## begin Entries supplied
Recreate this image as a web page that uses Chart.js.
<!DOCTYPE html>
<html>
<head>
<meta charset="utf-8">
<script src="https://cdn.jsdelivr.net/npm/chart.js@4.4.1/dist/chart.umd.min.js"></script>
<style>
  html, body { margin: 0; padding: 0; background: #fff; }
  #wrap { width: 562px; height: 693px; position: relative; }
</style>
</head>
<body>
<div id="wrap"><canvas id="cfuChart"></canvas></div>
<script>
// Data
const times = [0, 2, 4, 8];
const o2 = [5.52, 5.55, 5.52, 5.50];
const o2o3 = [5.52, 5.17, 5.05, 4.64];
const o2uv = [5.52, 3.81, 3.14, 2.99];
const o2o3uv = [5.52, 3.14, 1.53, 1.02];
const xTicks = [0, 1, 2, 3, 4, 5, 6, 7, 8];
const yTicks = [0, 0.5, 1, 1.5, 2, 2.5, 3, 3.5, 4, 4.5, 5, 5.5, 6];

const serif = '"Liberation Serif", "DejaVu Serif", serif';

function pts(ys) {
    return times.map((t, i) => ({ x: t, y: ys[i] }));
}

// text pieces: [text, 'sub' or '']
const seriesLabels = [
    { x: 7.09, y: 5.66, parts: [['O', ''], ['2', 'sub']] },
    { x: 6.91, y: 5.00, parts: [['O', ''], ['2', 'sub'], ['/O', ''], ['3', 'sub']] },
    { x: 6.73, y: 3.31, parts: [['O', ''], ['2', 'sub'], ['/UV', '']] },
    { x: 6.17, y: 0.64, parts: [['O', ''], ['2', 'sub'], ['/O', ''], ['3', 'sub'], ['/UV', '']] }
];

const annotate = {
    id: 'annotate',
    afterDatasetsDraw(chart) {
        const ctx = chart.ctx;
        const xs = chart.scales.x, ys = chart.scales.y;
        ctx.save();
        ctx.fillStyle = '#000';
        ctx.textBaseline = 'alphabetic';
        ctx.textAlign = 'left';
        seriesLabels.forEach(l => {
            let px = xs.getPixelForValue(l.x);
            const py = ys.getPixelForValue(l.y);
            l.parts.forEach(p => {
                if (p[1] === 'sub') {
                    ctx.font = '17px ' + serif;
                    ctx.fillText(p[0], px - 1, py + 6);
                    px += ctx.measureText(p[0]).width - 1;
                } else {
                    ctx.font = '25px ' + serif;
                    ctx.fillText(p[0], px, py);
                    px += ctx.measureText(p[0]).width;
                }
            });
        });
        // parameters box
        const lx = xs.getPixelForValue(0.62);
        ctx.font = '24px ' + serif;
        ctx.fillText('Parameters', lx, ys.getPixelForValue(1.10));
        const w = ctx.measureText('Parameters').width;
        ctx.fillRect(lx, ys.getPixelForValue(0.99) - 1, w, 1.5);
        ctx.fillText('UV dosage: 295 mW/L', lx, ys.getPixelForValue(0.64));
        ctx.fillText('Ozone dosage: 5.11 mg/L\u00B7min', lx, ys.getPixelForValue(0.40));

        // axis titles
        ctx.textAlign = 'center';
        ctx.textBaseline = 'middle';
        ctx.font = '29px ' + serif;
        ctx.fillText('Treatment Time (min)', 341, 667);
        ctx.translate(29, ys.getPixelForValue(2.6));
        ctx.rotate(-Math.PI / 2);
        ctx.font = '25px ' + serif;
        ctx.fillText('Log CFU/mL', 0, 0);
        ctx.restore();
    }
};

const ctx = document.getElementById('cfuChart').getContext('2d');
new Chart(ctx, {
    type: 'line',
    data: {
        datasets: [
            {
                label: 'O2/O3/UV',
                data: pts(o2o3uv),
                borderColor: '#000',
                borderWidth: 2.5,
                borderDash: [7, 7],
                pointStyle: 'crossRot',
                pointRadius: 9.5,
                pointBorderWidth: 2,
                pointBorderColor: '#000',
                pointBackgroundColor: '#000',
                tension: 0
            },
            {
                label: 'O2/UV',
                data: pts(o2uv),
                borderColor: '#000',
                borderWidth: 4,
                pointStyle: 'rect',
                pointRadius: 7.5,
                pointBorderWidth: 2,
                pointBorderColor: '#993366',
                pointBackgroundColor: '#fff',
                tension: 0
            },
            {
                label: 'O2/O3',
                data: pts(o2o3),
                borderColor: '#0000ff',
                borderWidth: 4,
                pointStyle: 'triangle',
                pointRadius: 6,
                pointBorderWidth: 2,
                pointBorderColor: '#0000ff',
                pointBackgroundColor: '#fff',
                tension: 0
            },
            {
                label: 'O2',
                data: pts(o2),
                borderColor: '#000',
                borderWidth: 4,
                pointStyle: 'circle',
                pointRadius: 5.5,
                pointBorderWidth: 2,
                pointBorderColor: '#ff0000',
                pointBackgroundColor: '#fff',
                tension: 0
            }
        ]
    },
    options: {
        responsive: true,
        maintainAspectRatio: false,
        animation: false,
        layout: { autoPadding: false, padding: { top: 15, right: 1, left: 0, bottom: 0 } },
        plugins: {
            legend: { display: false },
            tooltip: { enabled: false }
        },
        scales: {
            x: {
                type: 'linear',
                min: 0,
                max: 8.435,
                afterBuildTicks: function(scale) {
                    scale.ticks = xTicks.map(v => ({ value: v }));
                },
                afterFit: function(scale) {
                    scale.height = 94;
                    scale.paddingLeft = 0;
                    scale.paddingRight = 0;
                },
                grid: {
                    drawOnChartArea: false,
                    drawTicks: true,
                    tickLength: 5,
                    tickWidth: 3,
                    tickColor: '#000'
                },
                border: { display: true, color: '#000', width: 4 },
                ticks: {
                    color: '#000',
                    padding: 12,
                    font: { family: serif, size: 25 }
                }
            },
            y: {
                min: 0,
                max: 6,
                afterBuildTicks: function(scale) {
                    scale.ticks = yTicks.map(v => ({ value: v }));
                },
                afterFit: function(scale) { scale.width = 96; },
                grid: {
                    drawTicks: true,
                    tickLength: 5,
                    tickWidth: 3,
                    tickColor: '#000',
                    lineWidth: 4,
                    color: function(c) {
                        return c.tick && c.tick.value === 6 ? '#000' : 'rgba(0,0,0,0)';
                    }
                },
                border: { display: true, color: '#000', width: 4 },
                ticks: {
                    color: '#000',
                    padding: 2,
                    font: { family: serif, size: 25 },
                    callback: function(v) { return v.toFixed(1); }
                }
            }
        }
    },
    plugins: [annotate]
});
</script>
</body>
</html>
## end Entries supplied
## begin Entries supplied
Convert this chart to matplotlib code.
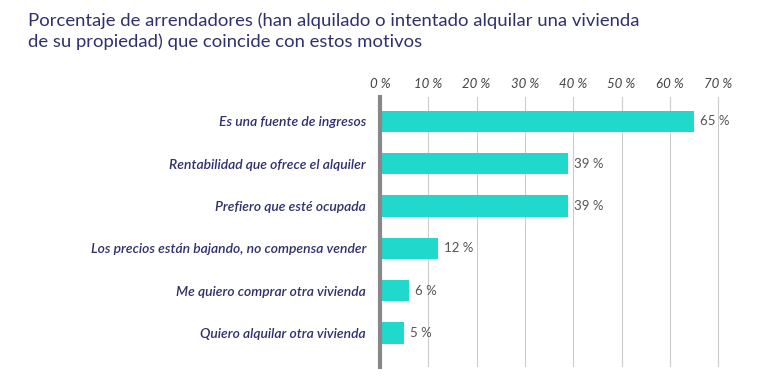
## end Entries supplied
## begin Entries supplied
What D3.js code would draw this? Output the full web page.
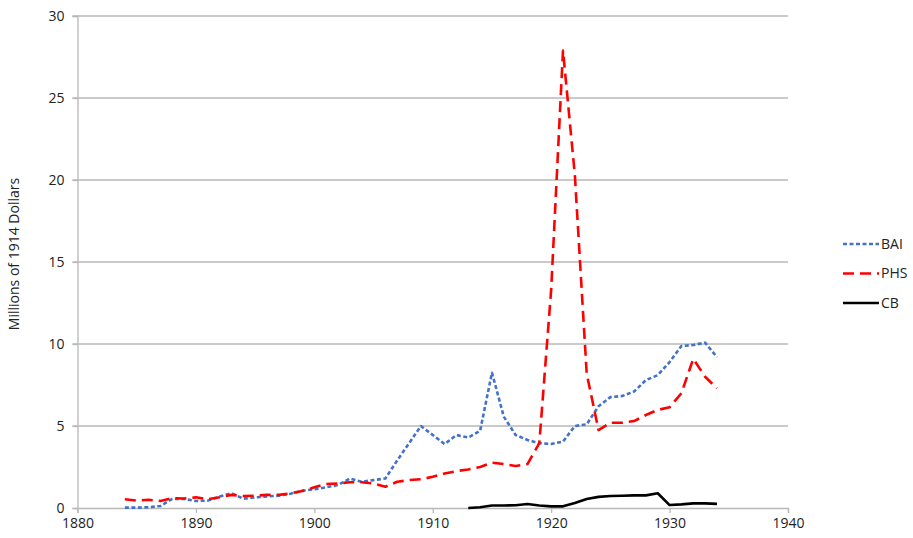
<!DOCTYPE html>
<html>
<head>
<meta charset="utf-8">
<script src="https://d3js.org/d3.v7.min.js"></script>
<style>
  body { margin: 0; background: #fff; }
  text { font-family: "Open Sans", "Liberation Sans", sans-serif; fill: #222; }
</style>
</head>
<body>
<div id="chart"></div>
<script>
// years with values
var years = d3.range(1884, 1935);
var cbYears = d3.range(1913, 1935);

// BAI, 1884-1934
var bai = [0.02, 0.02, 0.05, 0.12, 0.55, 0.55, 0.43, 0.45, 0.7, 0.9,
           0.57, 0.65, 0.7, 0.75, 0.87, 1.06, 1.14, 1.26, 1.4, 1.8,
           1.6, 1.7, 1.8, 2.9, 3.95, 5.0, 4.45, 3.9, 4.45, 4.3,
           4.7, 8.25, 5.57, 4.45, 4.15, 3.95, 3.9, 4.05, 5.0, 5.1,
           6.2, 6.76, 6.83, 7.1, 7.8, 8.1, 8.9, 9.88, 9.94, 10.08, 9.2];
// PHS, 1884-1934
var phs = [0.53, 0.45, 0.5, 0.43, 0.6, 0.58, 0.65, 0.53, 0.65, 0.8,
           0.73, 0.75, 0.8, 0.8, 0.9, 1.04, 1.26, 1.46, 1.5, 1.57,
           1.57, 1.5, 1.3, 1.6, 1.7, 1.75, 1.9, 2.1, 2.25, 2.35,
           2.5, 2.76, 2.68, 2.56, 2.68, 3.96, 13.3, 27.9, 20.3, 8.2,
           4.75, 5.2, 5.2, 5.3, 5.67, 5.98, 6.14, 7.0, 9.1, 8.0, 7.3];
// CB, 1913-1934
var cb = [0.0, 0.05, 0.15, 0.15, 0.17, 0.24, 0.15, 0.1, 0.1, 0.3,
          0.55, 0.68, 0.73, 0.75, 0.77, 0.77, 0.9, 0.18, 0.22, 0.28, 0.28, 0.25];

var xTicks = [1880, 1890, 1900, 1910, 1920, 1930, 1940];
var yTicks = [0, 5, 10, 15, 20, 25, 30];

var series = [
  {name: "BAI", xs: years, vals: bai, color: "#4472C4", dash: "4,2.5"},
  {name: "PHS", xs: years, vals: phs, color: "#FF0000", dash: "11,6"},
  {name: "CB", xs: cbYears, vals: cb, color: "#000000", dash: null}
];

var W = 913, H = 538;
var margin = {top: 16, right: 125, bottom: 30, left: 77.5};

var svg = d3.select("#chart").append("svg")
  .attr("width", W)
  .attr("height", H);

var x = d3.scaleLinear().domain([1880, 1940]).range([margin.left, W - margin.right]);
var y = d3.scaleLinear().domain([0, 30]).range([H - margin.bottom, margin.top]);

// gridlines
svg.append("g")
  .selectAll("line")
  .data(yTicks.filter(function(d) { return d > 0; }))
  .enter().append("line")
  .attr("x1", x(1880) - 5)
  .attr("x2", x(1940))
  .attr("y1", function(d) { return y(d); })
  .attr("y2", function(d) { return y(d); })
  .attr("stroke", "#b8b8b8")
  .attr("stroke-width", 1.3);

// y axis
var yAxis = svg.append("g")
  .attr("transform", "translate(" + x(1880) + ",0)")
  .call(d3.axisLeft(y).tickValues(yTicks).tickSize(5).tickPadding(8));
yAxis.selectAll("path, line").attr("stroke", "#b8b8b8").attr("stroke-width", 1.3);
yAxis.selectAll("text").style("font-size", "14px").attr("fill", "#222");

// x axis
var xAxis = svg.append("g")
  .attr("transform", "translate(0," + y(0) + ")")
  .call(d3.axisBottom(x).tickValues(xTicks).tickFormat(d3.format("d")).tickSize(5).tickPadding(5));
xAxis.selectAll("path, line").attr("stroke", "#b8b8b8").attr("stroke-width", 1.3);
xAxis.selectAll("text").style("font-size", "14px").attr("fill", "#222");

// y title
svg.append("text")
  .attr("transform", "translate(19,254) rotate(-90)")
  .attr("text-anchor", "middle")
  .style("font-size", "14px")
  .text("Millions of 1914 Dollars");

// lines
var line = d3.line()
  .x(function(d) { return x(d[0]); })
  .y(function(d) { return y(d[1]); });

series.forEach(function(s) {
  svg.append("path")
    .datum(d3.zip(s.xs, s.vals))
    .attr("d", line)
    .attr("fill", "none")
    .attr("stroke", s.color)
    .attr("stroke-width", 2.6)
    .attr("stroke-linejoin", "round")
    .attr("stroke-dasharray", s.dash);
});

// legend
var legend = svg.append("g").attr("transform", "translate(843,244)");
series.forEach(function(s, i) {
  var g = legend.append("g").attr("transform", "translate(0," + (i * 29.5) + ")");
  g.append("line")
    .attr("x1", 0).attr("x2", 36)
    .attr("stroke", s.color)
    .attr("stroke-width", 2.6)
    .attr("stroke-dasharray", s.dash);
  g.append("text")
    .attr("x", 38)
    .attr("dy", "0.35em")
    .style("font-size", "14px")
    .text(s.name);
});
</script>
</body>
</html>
## end Entries supplied
_Short problem_: Look through the records and count each line that holds "this". Write only the total.

_Exercise response_: 3